**SHORT TASK**.
Write out, word for word, every line from the first one through the line that holds "from matplotlib.ticker import", and nothing else; skip the pictures.

================================

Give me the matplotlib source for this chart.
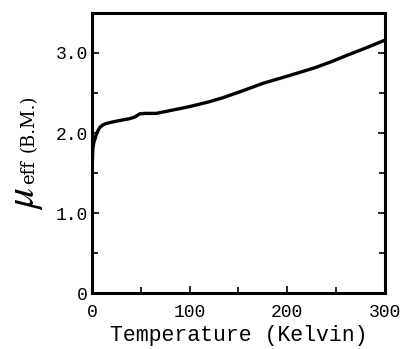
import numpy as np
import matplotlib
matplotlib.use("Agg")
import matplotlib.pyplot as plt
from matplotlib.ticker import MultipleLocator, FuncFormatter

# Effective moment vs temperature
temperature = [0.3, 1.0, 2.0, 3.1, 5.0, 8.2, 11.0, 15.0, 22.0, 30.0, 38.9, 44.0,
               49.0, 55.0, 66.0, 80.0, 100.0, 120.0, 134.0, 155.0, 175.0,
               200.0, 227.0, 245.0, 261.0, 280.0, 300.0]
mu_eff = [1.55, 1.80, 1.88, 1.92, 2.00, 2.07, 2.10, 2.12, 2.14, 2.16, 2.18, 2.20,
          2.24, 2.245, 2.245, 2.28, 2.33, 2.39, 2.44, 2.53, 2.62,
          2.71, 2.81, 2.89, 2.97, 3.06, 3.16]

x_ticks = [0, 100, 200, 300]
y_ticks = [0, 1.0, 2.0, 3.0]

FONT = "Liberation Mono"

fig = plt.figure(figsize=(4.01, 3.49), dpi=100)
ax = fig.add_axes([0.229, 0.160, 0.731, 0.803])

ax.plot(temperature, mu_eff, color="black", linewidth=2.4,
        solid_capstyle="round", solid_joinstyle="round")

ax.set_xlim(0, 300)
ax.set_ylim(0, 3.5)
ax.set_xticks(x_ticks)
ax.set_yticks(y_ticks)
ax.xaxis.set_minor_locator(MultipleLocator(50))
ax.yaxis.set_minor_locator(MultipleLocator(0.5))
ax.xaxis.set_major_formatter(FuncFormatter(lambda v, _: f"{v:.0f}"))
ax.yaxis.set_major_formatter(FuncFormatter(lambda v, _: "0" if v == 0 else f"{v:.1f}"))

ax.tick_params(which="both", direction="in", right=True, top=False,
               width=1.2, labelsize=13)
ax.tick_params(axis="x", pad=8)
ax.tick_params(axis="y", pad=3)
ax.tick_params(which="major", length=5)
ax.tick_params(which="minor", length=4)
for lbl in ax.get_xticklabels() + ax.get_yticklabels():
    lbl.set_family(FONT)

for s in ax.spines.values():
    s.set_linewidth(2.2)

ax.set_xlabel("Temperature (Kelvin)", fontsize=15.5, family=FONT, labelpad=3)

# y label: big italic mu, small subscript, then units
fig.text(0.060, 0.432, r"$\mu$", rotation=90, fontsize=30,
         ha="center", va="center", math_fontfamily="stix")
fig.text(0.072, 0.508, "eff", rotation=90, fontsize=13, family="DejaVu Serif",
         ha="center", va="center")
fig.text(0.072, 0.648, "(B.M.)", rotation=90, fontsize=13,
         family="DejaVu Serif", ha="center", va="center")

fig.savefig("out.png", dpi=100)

================================

**EXERCISE OUTPUT**.
Give me the matplotlib source for this chart.
import numpy as np
import matplotlib
matplotlib.use("Agg")
import matplotlib.pyplot as plt
from matplotlib.ticker import MultipleLocator, FuncFormatter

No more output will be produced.